Special Insights No. 12
Fourth Quarter 2006 Adult Sabbath School Lessons
“Beginnings and Belongings”
(Produced by the Editorial Board of the 1888 Message Study Committee)
“From Prison Cell to Palace”
Memory Text: “... how then can I do this great wickedness, and sin against God?” (Gen. 39:9). Note David’s reply to the Prophet Nathan: “... I have sinned against the LORD” (2 Sam. 12:13). “Against thee, thee only, have I sinned, and done this evil in thy sight ...” (Psalm 51:4).
Sin is always against God. Our sin(s) break the heart of God. Our sin(s) broke the heart of Jesus and caused His death on the Cross. Our smallest and most insignificant “innocent” sin put Jesus on the Cross and said: “Crucify Him.”
It is also true that our sins often hurt others, especially our loved ones who are close to us. Our sins can do untold, irreparable damage to our fellow human beings, but the sin is always against God. This fact should help us in our battle against “self.” It should also make us more tolerant of other people who have “hurt” us. We need to realize that their sin is against God, not us. Because God has forgiven them as He forgave David, we need to forgive them and pray for them.
Joseph’s early family life and environment
Jacob’s love for and favoritism toward Rachel caused tension and controversy in the family. His continued favoritism toward Joseph and the gift of the “coat of many colors” resulted in feelings of jealousy among Joseph’s siblings. Finally Joseph’s dreams and his exposure of their sin incited them to hatred and a desire to kill him.
Joseph’s ten brothers apparently resisted the call of the gospel. Their sinful and even violent acts indicate an unconverted character. On the other hand, Joseph exhibited a longing for purity, gentleness, faithfulness, and truthfulness. He had a heart yearning for God in the same vein as Abraham, Isaac, and his father Jacob. However, in his zeal for God he became overconfident and exacting in his dealing with his family. Perhaps there is a lesson in this for us. How do we respond to those who cannot see the “most precious message” or see it a little differently?
Joseph in Egypt
Because Joseph resolved to have faith in and obey the God of his father(s), he was highly favored of God and for a time his earthly “masters.” His resolve to obey God also resulted in a severe prison experience. Regardless of the miserable experience, Joseph chose to be faithful to his God. As a result of his resolve, Joseph experienced total freedom of spirit.
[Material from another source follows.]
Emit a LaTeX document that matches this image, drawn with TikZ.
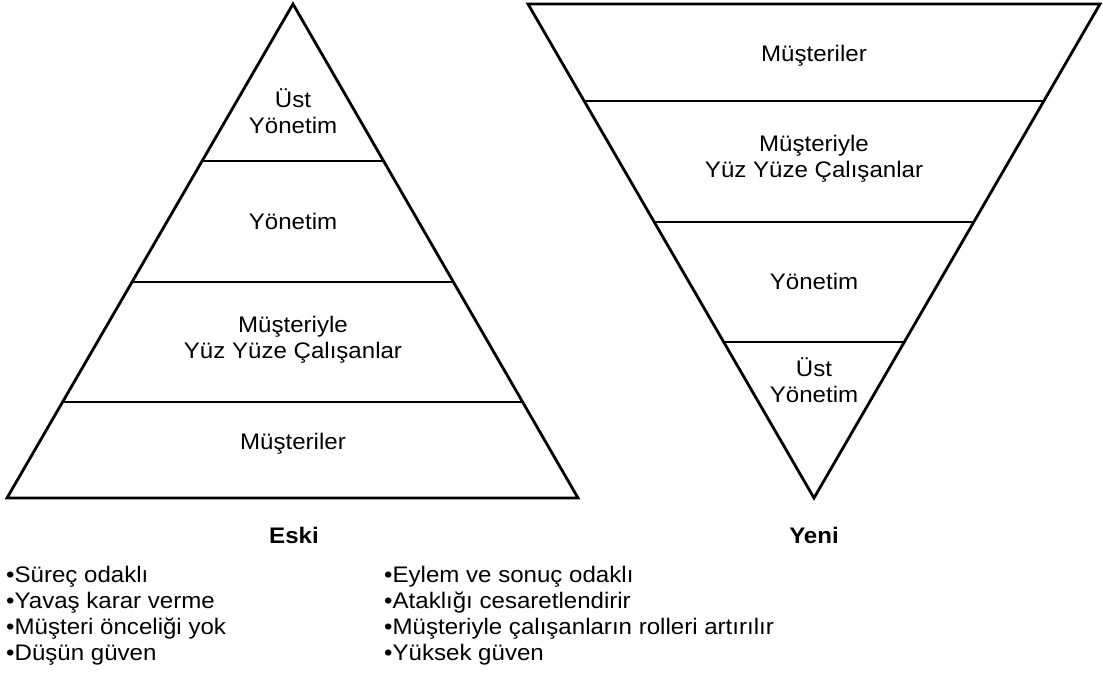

Stone walls do not a prison make,
Nor iron bars a cage;
Minds innocent and quiet take
That for an hermitage;
If I have freedom in my love
And in my soul am free,
Angels alone, that soar above,
Enjoy such liberty. (Colonel Lovelace)
Joseph remained free to worship and obey the God of Heaven whether in a dungeon or sitting on a throne.
Ten brothers imprisoned
Meanwhile, Joseph’s brothers had to endure the consequences of their crime(s) and the “nagging” of a guilty conscience. When “brought to trial” in their “Egypt experience” they recognized that they were in that predicament because of their treatment of Joseph. After the death of Jacob (approximately 50 years after their cowardly deed) they still feared recrimination by Joseph.
The righteousness of God
In these stories and experiences, we can see a righteous God taking the initiative to save sinners and fulfill His promise to Abraham, Isaac, and Jacob. In His great mercy and omnipotent power, God can use the mistakes of men to convert them and bring about the fulfillment of His Covenant.
Joseph as a type of Christ (May I suggest that each reader develop this section more fully?)
• A favored son
• Honored by his father
• Rejected by his brethren
• Rejection motivated by envy
• Sold for silver
• The “sale” brought about the very thing the brothers were trying to prevent
• Savior of his people
• Journeyed to Egypt
• Last but not least, Joseph forgave his brothers long before they asked for his forgiveness.
The “1888” story in the history of the Seventh-day Adventist Church reflects Joseph’s persecution from his brethren. Even Jacob had a problem with unbelief—he would never have been so heartbroken over the supposed “death” of Joseph if he had remembered the prophetic information that God gave to young Joseph—his dreams. Joseph exercised the gift of prophecy! Joseph’s older brothers manifested the same enmity toward him that “we” did toward “the Lord’s special messengers” whom He “sent” to “us” in 1888. Thank God, a reconciliation is equally certain!